#### What is asked
Copy out the data below as written; omit any images.

____________________

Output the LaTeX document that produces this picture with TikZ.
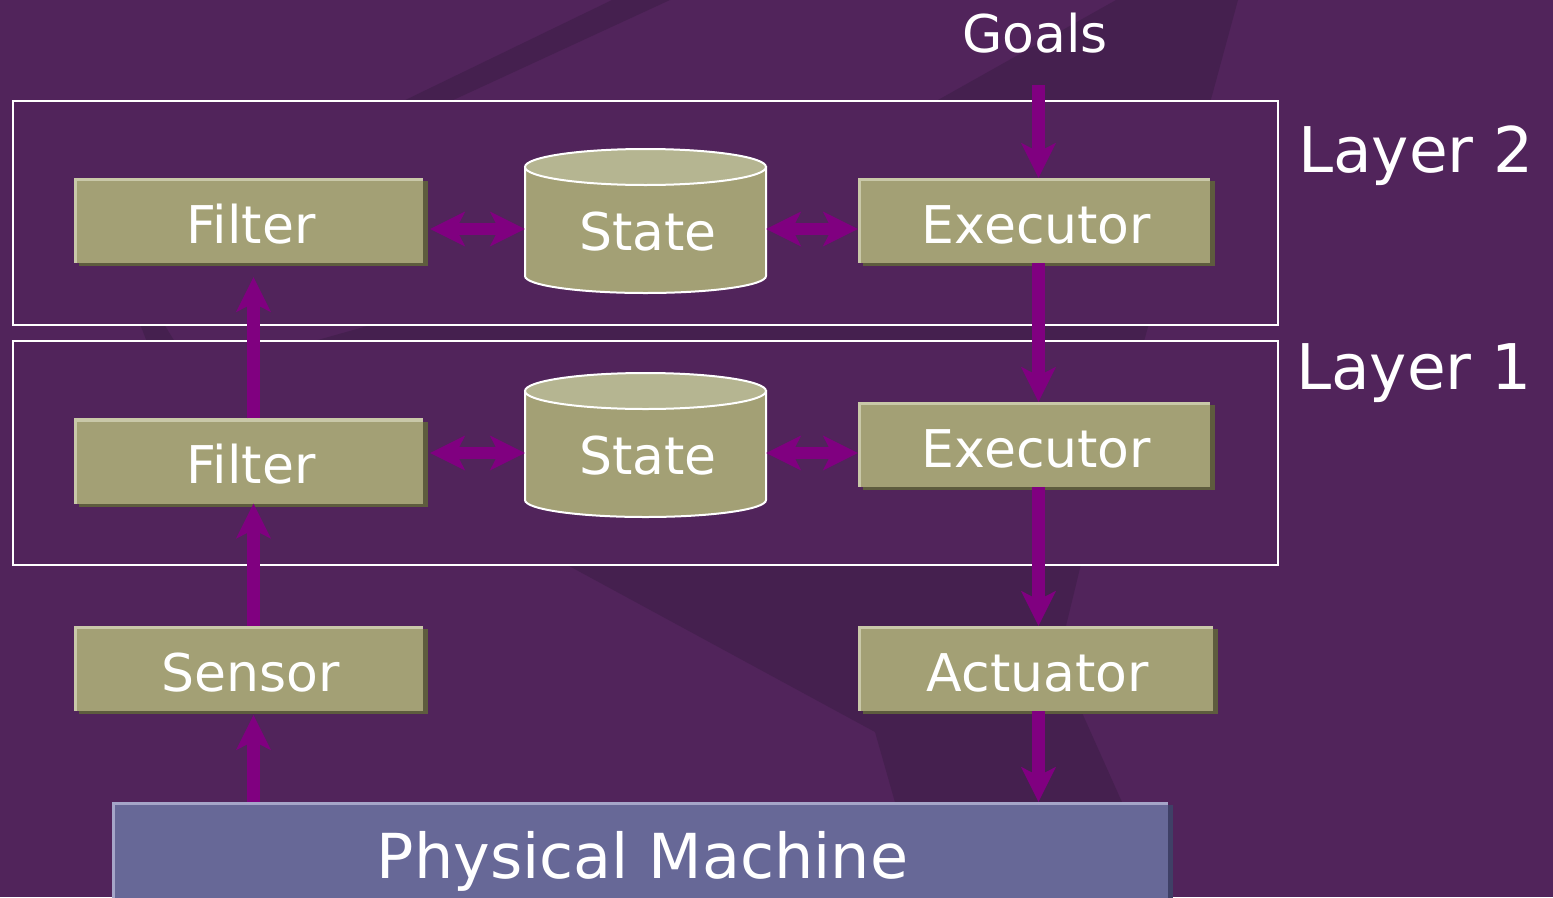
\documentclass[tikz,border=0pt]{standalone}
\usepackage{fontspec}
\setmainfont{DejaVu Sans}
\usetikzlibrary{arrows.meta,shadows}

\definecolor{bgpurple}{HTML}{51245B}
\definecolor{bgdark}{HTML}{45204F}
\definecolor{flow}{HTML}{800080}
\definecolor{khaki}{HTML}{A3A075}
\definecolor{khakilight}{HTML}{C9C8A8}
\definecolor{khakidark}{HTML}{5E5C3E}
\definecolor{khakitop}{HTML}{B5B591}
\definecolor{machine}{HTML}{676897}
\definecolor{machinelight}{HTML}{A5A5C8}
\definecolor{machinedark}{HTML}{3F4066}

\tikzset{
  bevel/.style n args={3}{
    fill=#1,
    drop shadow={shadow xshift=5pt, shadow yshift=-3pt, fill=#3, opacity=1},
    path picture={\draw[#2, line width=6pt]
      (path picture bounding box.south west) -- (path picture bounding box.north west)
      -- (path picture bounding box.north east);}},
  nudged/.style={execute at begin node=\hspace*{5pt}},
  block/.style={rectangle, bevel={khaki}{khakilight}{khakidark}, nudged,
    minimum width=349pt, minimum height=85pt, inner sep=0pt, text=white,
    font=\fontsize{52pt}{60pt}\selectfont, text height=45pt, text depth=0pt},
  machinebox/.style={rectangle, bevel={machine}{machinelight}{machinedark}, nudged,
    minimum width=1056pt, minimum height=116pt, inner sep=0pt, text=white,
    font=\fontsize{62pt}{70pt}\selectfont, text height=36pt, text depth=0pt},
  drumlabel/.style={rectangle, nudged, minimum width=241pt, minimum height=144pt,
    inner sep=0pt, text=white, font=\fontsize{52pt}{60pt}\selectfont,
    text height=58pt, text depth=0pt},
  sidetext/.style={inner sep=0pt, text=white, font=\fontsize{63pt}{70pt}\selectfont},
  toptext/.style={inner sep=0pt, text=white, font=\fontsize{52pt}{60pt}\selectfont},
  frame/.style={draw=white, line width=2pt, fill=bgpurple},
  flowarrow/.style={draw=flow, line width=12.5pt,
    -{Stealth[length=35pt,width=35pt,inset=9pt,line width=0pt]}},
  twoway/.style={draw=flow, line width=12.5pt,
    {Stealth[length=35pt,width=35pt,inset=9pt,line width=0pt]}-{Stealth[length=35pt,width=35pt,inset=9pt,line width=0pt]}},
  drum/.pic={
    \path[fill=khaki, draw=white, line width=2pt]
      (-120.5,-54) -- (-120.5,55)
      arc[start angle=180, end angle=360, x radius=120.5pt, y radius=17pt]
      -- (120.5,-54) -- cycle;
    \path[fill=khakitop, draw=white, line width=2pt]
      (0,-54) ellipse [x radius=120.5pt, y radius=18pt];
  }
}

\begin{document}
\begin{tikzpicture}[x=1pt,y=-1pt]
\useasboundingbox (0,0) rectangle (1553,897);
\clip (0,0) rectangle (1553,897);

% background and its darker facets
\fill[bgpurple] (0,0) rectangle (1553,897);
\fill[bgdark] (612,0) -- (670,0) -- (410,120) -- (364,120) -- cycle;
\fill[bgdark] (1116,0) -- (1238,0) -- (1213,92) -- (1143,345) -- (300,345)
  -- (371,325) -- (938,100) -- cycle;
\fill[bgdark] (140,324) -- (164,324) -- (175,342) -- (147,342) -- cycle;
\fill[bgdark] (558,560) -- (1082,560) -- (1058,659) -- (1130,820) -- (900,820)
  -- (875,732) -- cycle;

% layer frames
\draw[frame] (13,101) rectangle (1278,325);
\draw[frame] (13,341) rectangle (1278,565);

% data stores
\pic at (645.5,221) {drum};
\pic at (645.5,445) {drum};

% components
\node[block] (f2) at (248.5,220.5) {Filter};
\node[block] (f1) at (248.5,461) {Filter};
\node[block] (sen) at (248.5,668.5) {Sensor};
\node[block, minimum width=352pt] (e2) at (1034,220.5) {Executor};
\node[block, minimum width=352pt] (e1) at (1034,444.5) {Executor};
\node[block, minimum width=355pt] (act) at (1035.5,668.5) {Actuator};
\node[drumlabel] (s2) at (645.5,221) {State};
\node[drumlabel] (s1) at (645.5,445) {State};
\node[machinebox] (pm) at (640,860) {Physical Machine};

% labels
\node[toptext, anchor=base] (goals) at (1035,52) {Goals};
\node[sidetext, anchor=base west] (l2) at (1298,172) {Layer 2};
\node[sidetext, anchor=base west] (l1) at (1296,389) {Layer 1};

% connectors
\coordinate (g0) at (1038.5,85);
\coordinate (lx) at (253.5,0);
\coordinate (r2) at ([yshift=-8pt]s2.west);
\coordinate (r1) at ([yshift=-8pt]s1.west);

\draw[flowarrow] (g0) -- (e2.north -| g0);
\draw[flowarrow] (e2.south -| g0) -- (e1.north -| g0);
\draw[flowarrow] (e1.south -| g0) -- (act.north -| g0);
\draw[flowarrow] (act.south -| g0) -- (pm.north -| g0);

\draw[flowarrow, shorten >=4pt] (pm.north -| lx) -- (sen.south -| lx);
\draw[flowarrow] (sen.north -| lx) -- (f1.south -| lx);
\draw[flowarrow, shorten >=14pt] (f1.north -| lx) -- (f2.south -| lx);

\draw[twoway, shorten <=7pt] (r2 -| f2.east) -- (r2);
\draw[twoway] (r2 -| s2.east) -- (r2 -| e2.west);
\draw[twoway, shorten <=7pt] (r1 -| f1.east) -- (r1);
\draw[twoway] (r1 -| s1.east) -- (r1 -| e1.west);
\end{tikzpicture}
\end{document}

____________________

#### Response for this exercise
Output the LaTeX document that produces this picture with TikZ.
\documentclass[tikz,border=0pt]{standalone}
\usepackage{fontspec}
\setmainfont{DejaVu Sans}
\usetikzlibrary{arrows.meta,shadows}

\definecolor{bgpurple}{HTML}{51245B}
\definecolor{bgdark}{HTML}{45204F}
\definecolor{flow}{HTML}{800080}
\definecolor{khaki}{HTML}{A3A075}
\definecolor{khakilight}{HTML}{C9C8A8}
\definecolor{khakidark}{HTML}{5E5C3E}
\definecolor{khakitop}{HTML}{B5B591}
\definecolor{machine}{HTML}{676897}
\definecolor{machinelight}{HTML}{A5A5C8}
\definecolor{machinedark}{HTML}{3F4066}

\tikzset{
  bevel/.style n args={3}{
    fill=#1,
    drop shadow={shadow xshift=5pt, shadow yshift=-3pt, fill=#3, opacity=1},
    path picture={\draw[#2, line width=6pt]
      (path picture bounding box.south west) -- (path picture bounding box.north west)
      -- (path picture bounding box.north east);}},
  nudged/.style={execute at begin node=\hspace*{5pt}},
  block/.style={rectangle, bevel={khaki}{khakilight}{khakidark}, nudged,
    minimum width=349pt, minimum height=85pt, inner sep=0pt, text=white,
    font=\fontsize{52pt}{60pt}\selectfont, text height=45pt, text depth=0pt},
  machinebox/.style={rectangle, bevel={machine}{machinelight}{machinedark}, nudged,
    minimum width=1056pt, minimum height=116pt, inner sep=0pt, text=white,
    font=\fontsize{62pt}{70pt}\selectfont, text height=36pt, text depth=0pt},
  drumlabel/.style={rectangle, nudged, minimum width=241pt, minimum height=144pt,
    inner sep=0pt, text=white, font=\fontsize{52pt}{60pt}\selectfont,
    text height=58pt, text depth=0pt},
  sidetext/.style={inner sep=0pt, text=white, font=\fontsize{63pt}{70pt}\selectfont},
  toptext/.style={inner sep=0pt, text=white, font=\fontsize{52pt}{60pt}\selectfont},
  frame/.style={draw=white, line width=2pt, fill=bgpurple},
  flowarrow/.style={draw=flow, line width=12.5pt,
    -{Stealth[length=35pt,width=35pt,inset=9pt,line width=0pt]}},
  twoway/.style={draw=flow, line width=12.5pt,
    {Stealth[length=35pt,width=35pt,inset=9pt,line width=0pt]}-{Stealth[length=35pt,width=35pt,inset=9pt,line width=0pt]}},
  drum/.pic={
    \path[fill=khaki, draw=white, line width=2pt]
      (-120.5,-54) -- (-120.5,55)
      arc[start angle=180, end angle=360, x radius=120.5pt, y radius=17pt]
      -- (120.5,-54) -- cycle;
    \path[fill=khakitop, draw=white, line width=2pt]
      (0,-54) ellipse [x radius=120.5pt, y radius=18pt];
  }
}

\begin{document}
\begin{tikzpicture}[x=1pt,y=-1pt]
\useasboundingbox (0,0) rectangle (1553,897);
\clip (0,0) rectangle (1553,897);

% background and its darker facets
\fill[bgpurple] (0,0) rectangle (1553,897);
\fill[bgdark] (612,0) -- (670,0) -- (410,120) -- (364,120) -- cycle;
\fill[bgdark] (1116,0) -- (1238,0) -- (1213,92) -- (1143,345) -- (300,345)
  -- (371,325) -- (938,100) -- cycle;
\fill[bgdark] (140,324) -- (164,324) -- (175,342) -- (147,342) -- cycle;
\fill[bgdark] (558,560) -- (1082,560) -- (1058,659) -- (1130,820) -- (900,820)
  -- (875,732) -- cycle;

% layer frames
\draw[frame] (13,101) rectangle (1278,325);
\draw[frame] (13,341) rectangle (1278,565);

% data stores
\pic at (645.5,221) {drum};
\pic at (645.5,445) {drum};

% components
\node[block] (f2) at (248.5,220.5) {Filter};
\node[block] (f1) at (248.5,461) {Filter};
\node[block] (sen) at (248.5,668.5) {Sensor};
\node[block, minimum width=352pt] (e2) at (1034,220.5) {Executor};
\node[block, minimum width=352pt] (e1) at (1034,444.5) {Executor};
\node[block, minimum width=355pt] (act) at (1035.5,668.5) {Actuator};
\node[drumlabel] (s2) at (645.5,221) {State};
\node[drumlabel] (s1) at (645.5,445) {State};
\node[machinebox] (pm) at (640,860) {Physical Machine};

% labels
\node[toptext, anchor=base] (goals) at (1035,52) {Goals};
\node[sidetext, anchor=base west] (l2) at (1298,172) {Layer 2};
\node[sidetext, anchor=base west] (l1) at (1296,389) {Layer 1};

% connectors
\coordinate (g0) at (1038.5,85);
\coordinate (lx) at (253.5,0);
\coordinate (r2) at ([yshift=-8pt]s2.west);
\coordinate (r1) at ([yshift=-8pt]s1.west);

\draw[flowarrow] (g0) -- (e2.north -| g0);
\draw[flowarrow] (e2.south -| g0) -- (e1.north -| g0);
\draw[flowarrow] (e1.south -| g0) -- (act.north -| g0);
\draw[flowarrow] (act.south -| g0) -- (pm.north -| g0);

\draw[flowarrow, shorten >=4pt] (pm.north -| lx) -- (sen.south -| lx);
\draw[flowarrow] (sen.north -| lx) -- (f1.south -| lx);
\draw[flowarrow, shorten >=14pt] (f1.north -| lx) -- (f2.south -| lx);

\draw[twoway, shorten <=7pt] (r2 -| f2.east) -- (r2);
\draw[twoway] (r2 -| s2.east) -- (r2 -| e2.west);
\draw[twoway, shorten <=7pt] (r1 -| f1.east) -- (r1);
\draw[twoway] (r1 -| s1.east) -- (r1 -| e1.west);
\end{tikzpicture}
\end{document}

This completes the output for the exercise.